Seema’s ode to the forms of energy, each distinctive and with its own unique properties, stems from her own belief in the self. Within each individual reside several energies that shape a personality, and the struggle for recognition of one single consciousness.
Seema Kohli’s works claim a sense of feminine subjectivities, an altered concept of feminine sexuality that ventures into her experiential interpretation of morals, faith and, religion. Her belief; the mind, like all things that nature has created, is free with echoes of which have existed among iconoclasts for millennia. Laws that govern our universe might shackle the human body, but the mind remains inviolate, capable of its own revolutions and retreats.

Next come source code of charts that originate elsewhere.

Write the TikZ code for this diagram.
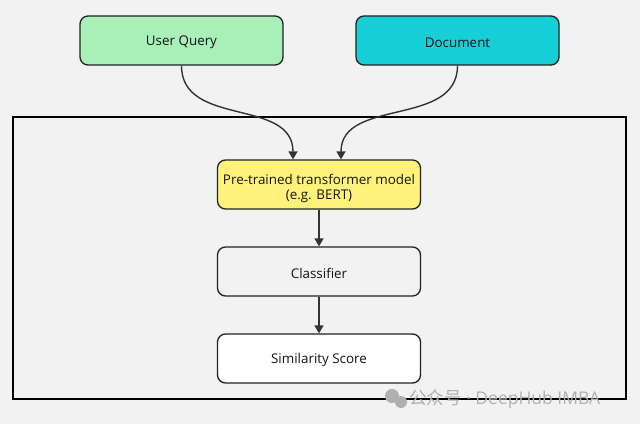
\documentclass[tikz,border=0pt]{standalone}
\usepackage{fontspec}
\setmainfont{Open Sans}
\newfontfamily\cjk{Noto Sans CJK SC}
\usetikzlibrary{arrows.meta}
\definecolor{bgc}{HTML}{F2F2F2}
\definecolor{qgreen}{HTML}{A8F0B8}
\definecolor{dcyan}{HTML}{17CFD6}
\definecolor{tyellow}{HTML}{FEF27C}
\definecolor{edge}{HTML}{222222}
\definecolor{wm}{HTML}{B0B0B0}
\newcommand{\dn}[2][-2pt]{\raisebox{#1}[\height][\depth]{#2}}
\tikzset{
  box/.style={draw=edge, line width=1.3pt, rounded corners=8pt, minimum width=203pt, minimum height=49pt, align=center, font=\fontsize{13.4}{16}\selectfont, text=black!92, inner sep=2pt},
  conn/.style={draw=black!80, line width=1.4pt, -{Triangle[length=8pt,width=9pt]}}
}
\begin{document}
\begin{tikzpicture}[x=1pt,y=1pt]
\fill[bgc] (0,0) rectangle (640,424);
\useasboundingbox (0,0) rectangle (640,424);
% outer frame
\draw[black, line width=1.3pt] (13,25) rectangle (626,307);
\node[box, fill=qgreen] (uq) at (181.5,383.5) {\dn{User Query}};
\node[box, fill=dcyan] (doc) at (457.5,383.5) {\dn{Document}};
\node[box, fill=tyellow] (ptm) at (319,239.5) {\dn[-4pt]{\begin{tabular}{@{}c@{}}Pre-trained transformer model\\[-1pt](e.g. BERT)\end{tabular}}};
\node[box, fill=bgc] (cls) at (319,152.5) {\dn{Classifier}};
\node[box, fill=white] (sim) at (319,65.5) {\dn{Similarity Score}};
\draw[conn] (uq.south) .. controls +(0,-62) and +(0,62) .. ([xshift=-26pt]ptm.north);
\draw[conn] (doc.south) .. controls +(0,-62) and +(0,62) .. ([xshift=22pt]ptm.north);
\draw[conn] (ptm.south) -- (cls.north);
\draw[conn] (cls.south) -- (sim.north);
% watermark
\fill[wm] (392,28) circle (7pt);
\fill[wm] (401,22) circle (6pt);
\node[text=wm, font=\fontsize{17.5}{20}\selectfont, anchor=west, inner sep=0pt] (wmt) at (409,25) {{\cjk 公众号} · DeepHub IMBA};
\end{tikzpicture}
\end{document}
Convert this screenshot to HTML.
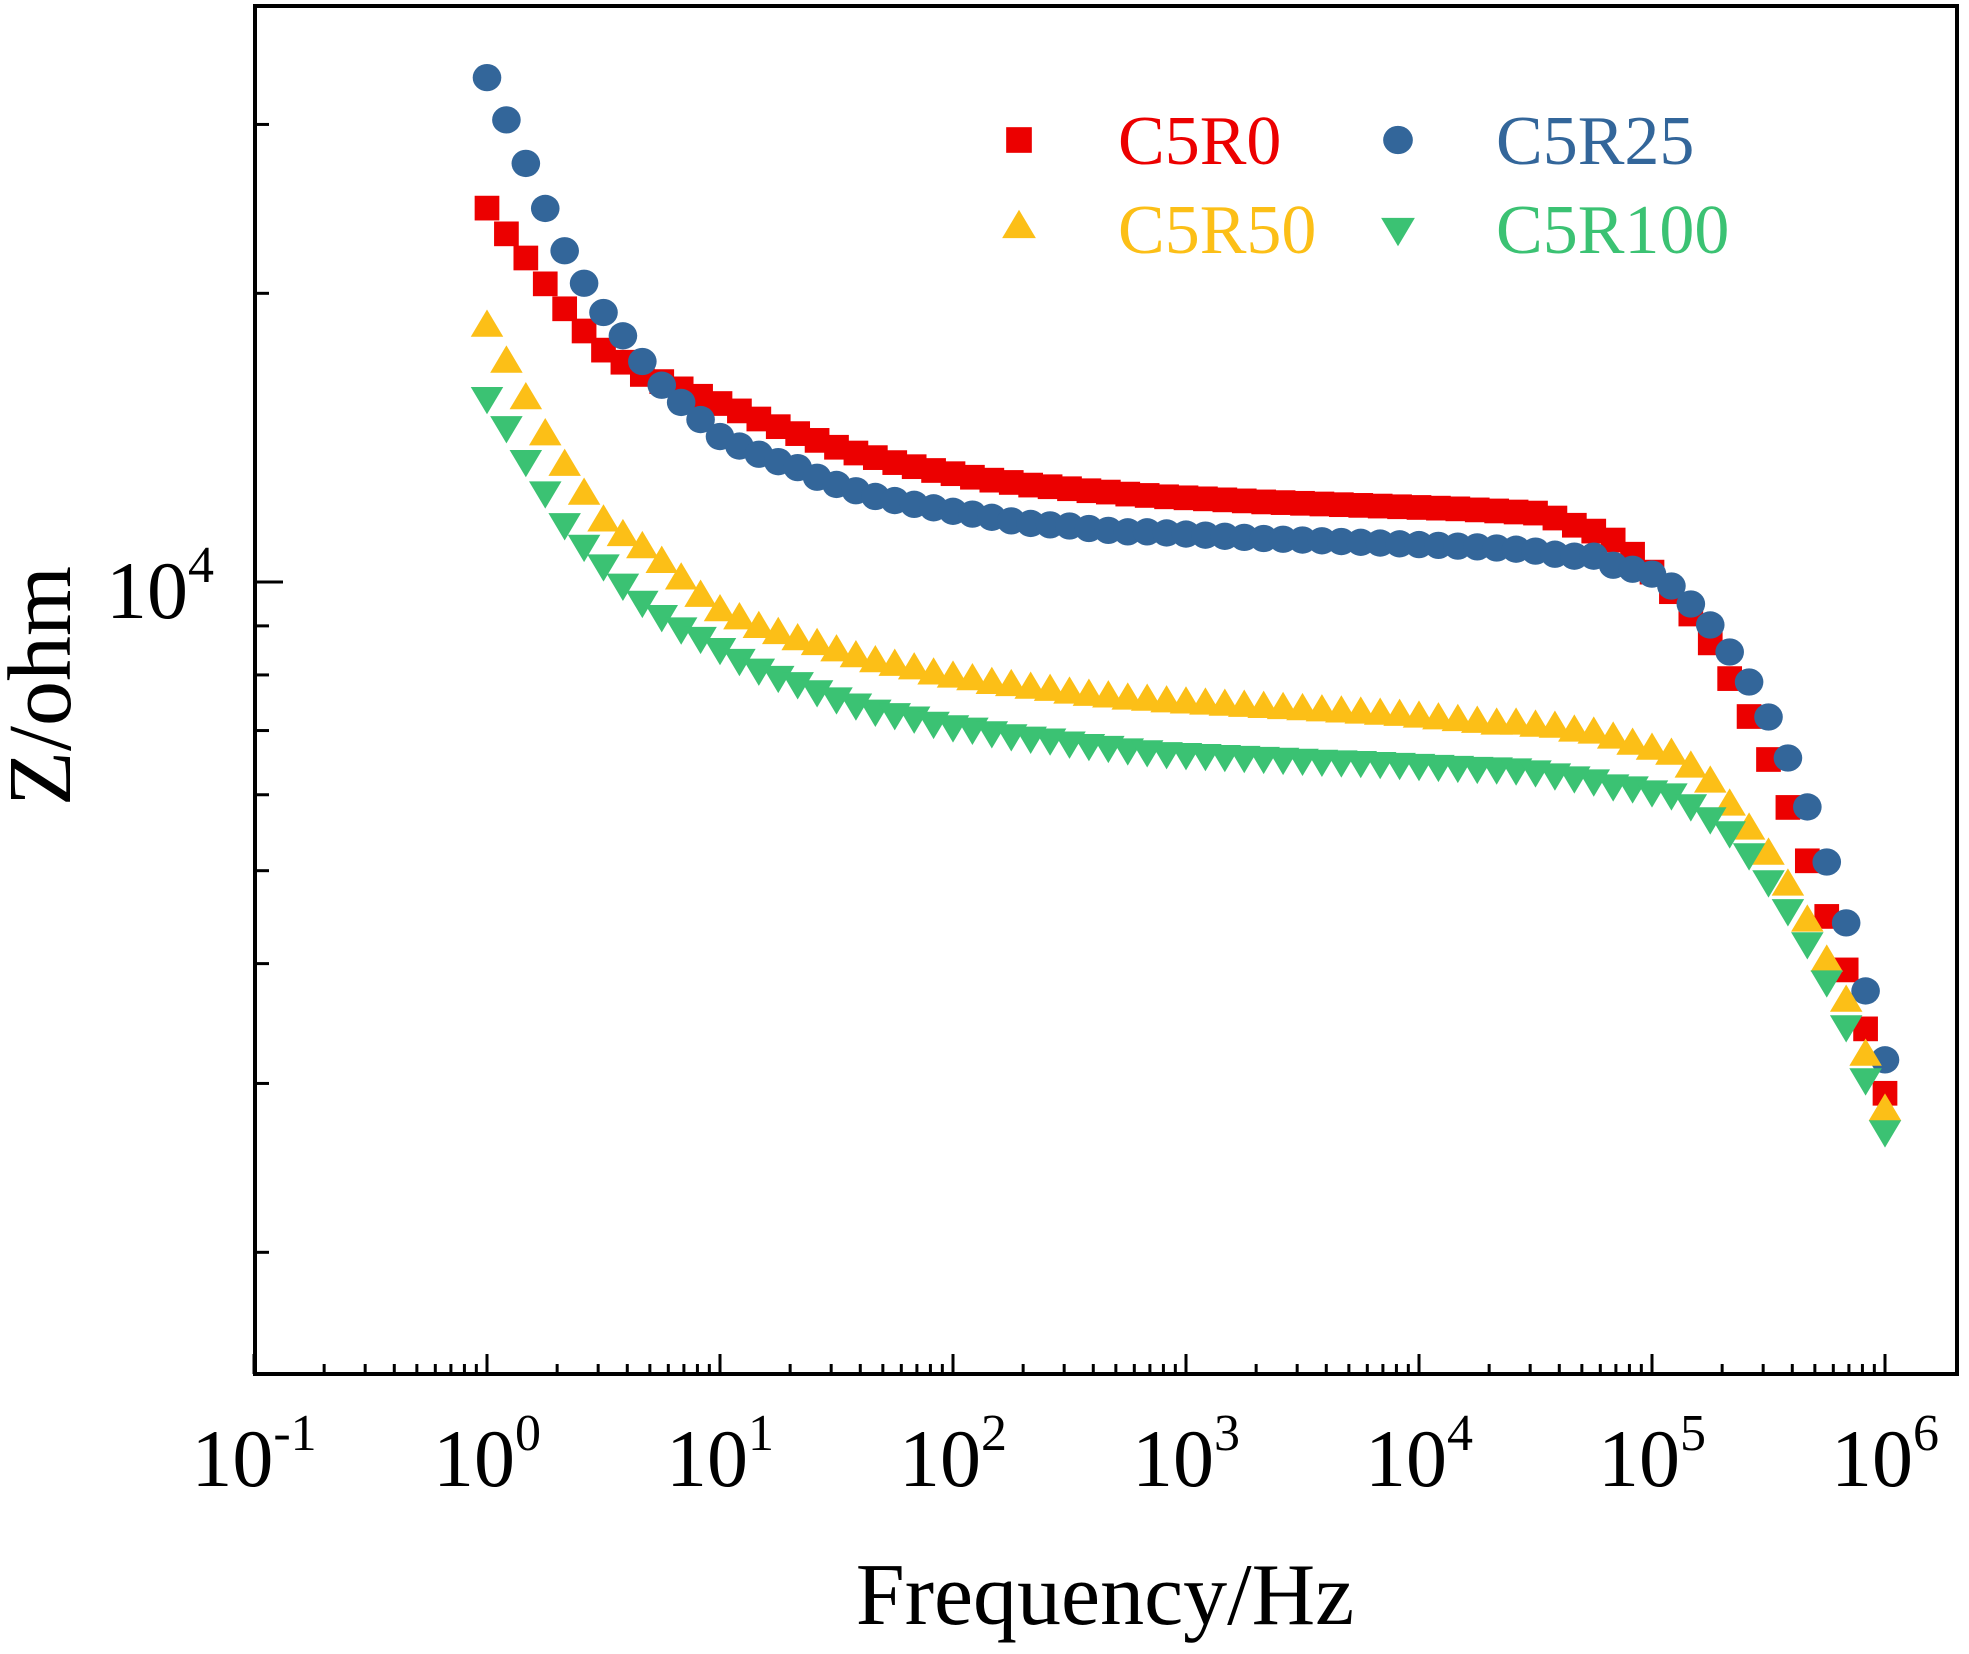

It is of such profound belief that Seema’s clairvoyance is possessed. Faced with the spectra of annihilation, her art is a reminder that it is not too late to steer the wheel of time towards a world cast in grace and beauty. If humankind does not heed the surging tide of animosity and destruction, then all we might be left with are regret and nostalgia. Hopefully, that turn will not come, and Seema’s reflecting glass will continue to show us not a world lost but a world rendered perfect by our other self.
Seema Kohli’s choice of the Bhagwad Gita as a subject is entirely natural, given her inclination towards spirituality, Sufism and universal harmony.
As these paintings exemplify, Seema’s quest to unify the celestial and the terrestrial coalesce in the figure of a woman. It is this dialogue with morality that forms the bedrock of the epic and the subject of a majority of Seema’s work.